**WHAT YOU HAVE TO DO**
Write every line of the material out exactly as shown.

**SUPPLIED INFORMATION**
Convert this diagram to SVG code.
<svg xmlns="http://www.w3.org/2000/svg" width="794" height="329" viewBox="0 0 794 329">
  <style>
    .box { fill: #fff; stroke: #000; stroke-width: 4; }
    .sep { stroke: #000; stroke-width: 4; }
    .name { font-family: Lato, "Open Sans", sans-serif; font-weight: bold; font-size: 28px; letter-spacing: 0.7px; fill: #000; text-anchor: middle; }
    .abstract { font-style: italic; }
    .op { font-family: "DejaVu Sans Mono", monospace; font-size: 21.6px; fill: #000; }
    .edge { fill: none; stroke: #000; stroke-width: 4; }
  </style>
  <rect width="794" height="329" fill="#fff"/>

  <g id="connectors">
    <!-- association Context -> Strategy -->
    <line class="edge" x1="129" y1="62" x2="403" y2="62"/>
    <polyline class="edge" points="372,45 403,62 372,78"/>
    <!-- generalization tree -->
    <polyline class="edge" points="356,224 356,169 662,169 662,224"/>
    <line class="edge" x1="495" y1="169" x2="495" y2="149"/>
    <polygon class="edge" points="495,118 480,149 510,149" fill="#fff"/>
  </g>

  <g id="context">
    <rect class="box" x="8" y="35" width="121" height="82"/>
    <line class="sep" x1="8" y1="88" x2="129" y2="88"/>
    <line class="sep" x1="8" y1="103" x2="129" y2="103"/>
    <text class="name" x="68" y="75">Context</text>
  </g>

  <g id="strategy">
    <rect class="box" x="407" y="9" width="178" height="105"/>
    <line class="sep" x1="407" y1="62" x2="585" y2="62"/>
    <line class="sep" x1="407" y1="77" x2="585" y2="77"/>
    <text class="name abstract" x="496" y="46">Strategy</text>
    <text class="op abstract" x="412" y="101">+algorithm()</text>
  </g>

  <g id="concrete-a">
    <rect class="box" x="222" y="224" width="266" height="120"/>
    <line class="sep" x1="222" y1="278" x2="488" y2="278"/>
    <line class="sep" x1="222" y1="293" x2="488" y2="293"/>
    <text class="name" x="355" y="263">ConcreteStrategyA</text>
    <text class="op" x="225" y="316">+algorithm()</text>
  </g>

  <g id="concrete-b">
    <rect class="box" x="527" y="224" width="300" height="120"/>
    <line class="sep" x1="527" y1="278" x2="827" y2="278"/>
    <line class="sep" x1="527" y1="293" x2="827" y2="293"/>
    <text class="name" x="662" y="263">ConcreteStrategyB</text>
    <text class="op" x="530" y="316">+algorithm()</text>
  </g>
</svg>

**CORRECT ANSWER**
Convert this diagram to SVG code.
<svg xmlns="http://www.w3.org/2000/svg" width="794" height="329" viewBox="0 0 794 329">
  <style>
    .box { fill: #fff; stroke: #000; stroke-width: 4; }
    .sep { stroke: #000; stroke-width: 4; }
    .name { font-family: Lato, "Open Sans", sans-serif; font-weight: bold; font-size: 28px; letter-spacing: 0.7px; fill: #000; text-anchor: middle; }
    .abstract { font-style: italic; }
    .op { font-family: "DejaVu Sans Mono", monospace; font-size: 21.6px; fill: #000; }
    .edge { fill: none; stroke: #000; stroke-width: 4; }
  </style>
  <rect width="794" height="329" fill="#fff"/>

  <g id="connectors">
    <!-- association Context -> Strategy -->
    <line class="edge" x1="129" y1="62" x2="403" y2="62"/>
    <polyline class="edge" points="372,45 403,62 372,78"/>
    <!-- generalization tree -->
    <polyline class="edge" points="356,224 356,169 662,169 662,224"/>
    <line class="edge" x1="495" y1="169" x2="495" y2="149"/>
    <polygon class="edge" points="495,118 480,149 510,149" fill="#fff"/>
  </g>

  <g id="context">
    <rect class="box" x="8" y="35" width="121" height="82"/>
    <line class="sep" x1="8" y1="88" x2="129" y2="88"/>
    <line class="sep" x1="8" y1="103" x2="129" y2="103"/>
    <text class="name" x="68" y="75">Context</text>
  </g>

  <g id="strategy">
    <rect class="box" x="407" y="9" width="178" height="105"/>
    <line class="sep" x1="407" y1="62" x2="585" y2="62"/>
    <line class="sep" x1="407" y1="77" x2="585" y2="77"/>
    <text class="name abstract" x="496" y="46">Strategy</text>
    <text class="op abstract" x="412" y="101">+algorithm()</text>
  </g>

  <g id="concrete-a">
    <rect class="box" x="222" y="224" width="266" height="120"/>
    <line class="sep" x1="222" y1="278" x2="488" y2="278"/>
    <line class="sep" x1="222" y1="293" x2="488" y2="293"/>
    <text class="name" x="355" y="263">ConcreteStrategyA</text>
    <text class="op" x="225" y="316">+algorithm()</text>
  </g>

  <g id="concrete-b">
    <rect class="box" x="527" y="224" width="300" height="120"/>
    <line class="sep" x1="527" y1="278" x2="827" y2="278"/>
    <line class="sep" x1="527" y1="293" x2="827" y2="293"/>
    <text class="name" x="662" y="263">ConcreteStrategyB</text>
    <text class="op" x="530" y="316">+algorithm()</text>
  </g>
</svg>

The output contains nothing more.